C’est parce qu’elle était propriétaire de Courcelles, que ses amis Sacy et Fontenelle figurèrent dans les brillantes réceptions données par son voisin, Nicolas Rémond, dans son château des Cours (voir le chapitre « Château des Cours »).
La marquise de Courcelles a eu une influence considérable : est sorti de chez elle le mouvement d’émancipation féminine, elle a joué le rôle d’arbitre entre les Anciens et les Modernes dans leur querelle…

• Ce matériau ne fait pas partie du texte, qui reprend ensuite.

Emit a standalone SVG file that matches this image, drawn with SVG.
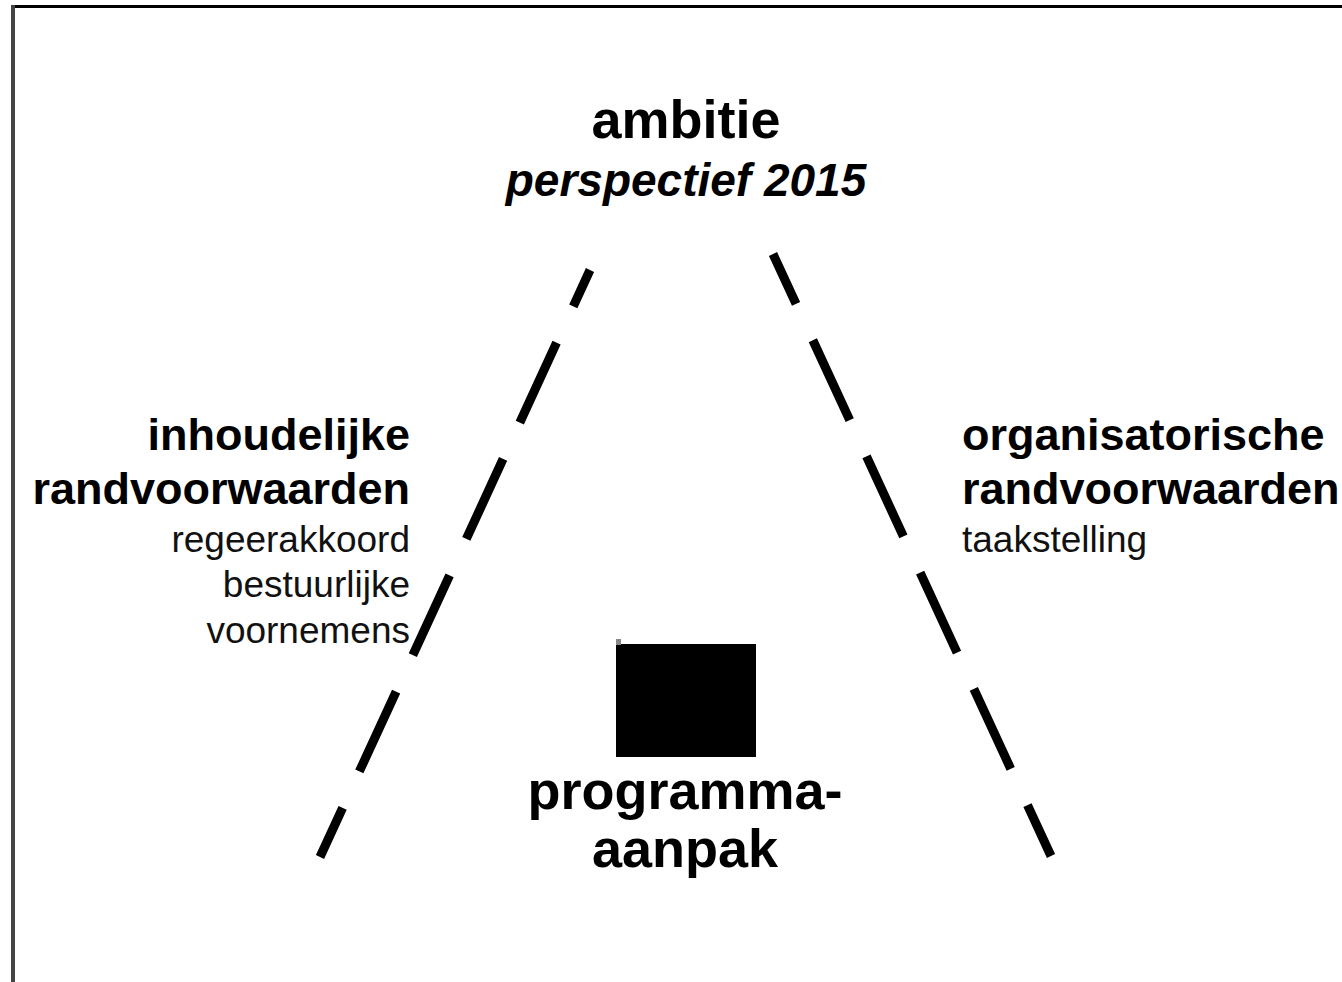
<svg xmlns="http://www.w3.org/2000/svg" width="1342" height="982" viewBox="0 0 1342 982">
<style>
text{font-family:"Liberation Sans",Arial,sans-serif;fill:#000}
.big{font-size:54px;font-weight:bold}
.sub{font-size:45px;font-weight:bold}
.it{font-size:46px;font-weight:bold;font-style:italic}
.sm{font-size:37px;fill:#111}
.dash{stroke:#000;stroke-width:9;stroke-dasharray:88 40;fill:none}
</style>
<rect width="1342" height="982" fill="#fff"/>
<g id="frame">
<line x1="11" y1="6.5" x2="1342" y2="6.5" stroke="#000" stroke-width="3"/>
<line x1="13" y1="5" x2="13" y2="982" stroke="#444" stroke-width="4"/>
</g>
<g id="connectors">
<line class="dash" x1="590" y1="270" x2="320" y2="857" stroke-dashoffset="48"/>
<line class="dash" x1="773" y1="254" x2="1051" y2="856" stroke-dashoffset="33"/>
</g>
<g id="ambitie">
<text class="big" x="686" y="138" text-anchor="middle">ambitie</text>
<text class="it" x="686" y="196" text-anchor="middle">perspectief 2015</text>
</g>
<g id="inhoudelijke">
<text class="sub" x="410" y="450" text-anchor="end">inhoudelijke</text>
<text class="sub" x="410" y="504" text-anchor="end">randvoorwaarden</text>
<text class="sm" x="410" y="552" text-anchor="end">regeerakkoord</text>
<text class="sm" x="410" y="597" text-anchor="end">bestuurlijke</text>
<text class="sm" x="410" y="643" text-anchor="end">voornemens</text>
</g>
<g id="organisatorische">
<text class="sub" x="962" y="450">organisatorische</text>
<text class="sub" x="962" y="504">randvoorwaarden</text>
<text class="sm" x="962" y="552">taakstelling</text>
</g>
<g id="programma">
<rect x="616" y="644" width="140" height="113" fill="#000"/>
<rect x="616" y="639" width="5" height="6" fill="#888"/>
<text class="big" x="685" y="809" text-anchor="middle">programma-</text>
<text class="big" x="685" y="867" text-anchor="middle">aanpak</text>
</g>
</svg>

Nombreuses sont les études qui ont été consacrées à la marquise de Lambert : Sainte-Beuve, dans une de ses « Causeries du lundi », Ch. Giraud à propos de « La Maréchale de Villars », de Lescure en préfaçant l’édition de ses « Œuvres » pour la « Bibliothèque des Dames », Delavigne pour « Le premier salon du XVIII° siècle », Octave Gérard dans « L’éducation des femmes », le prince Emmanuel de Broglie sur « Les Mardis et les Mercredis de la marquise de Lambert »… tous ont longtemps parlé d’elle, de la foule qui peuplait son salon. Victor du Bled lui a consacré un long chapitre de sa « Société française du XVI° siècle au XX° siècle », le comte Gonzague de Reynold a écrit « Madame de Lambert et son salon », « L’Hôtel de Nevers et le centre international de Synthèse », M. Zimmermann dans la « Revue d’Histoire littéraire de la France, M. Emile Boulan dans ses « Figures de XVIII° siècle »…
Madame de Lambert a tenu une place toute spéciale dans le mouvement des idées de France pendant un quart de siècle, elle a une influence sur des hommes comme Montesquieu, Fontenelle ou Marivaux.
On a souvent réédité les œuvres de madame Lambert, ainsi les « Avis d’une mère à sa fille », ont été réédités en 1804, 1811, 1812, 1820, 1822, 18258 ; les « Lettres » en 1806, les « Œuvres complètes » en 1808, 1829 et 1843.
En plein Paris, à l’angle de la rue Colbert et de la rue de Richelieu, une plaque de marbre blanc, fixée au mur en 1929, montre à quel point son souvenir est encore vivant : « Ce corps de Logis est ce qui subsiste de l’Hôtel de Nevers, construit par Fr. Mansart vers 1645. Ici furent successivement : la Bibliothèque de Mazarin, le Salon de Madame de Lambert, le Cabinet des Médailles du Roi ».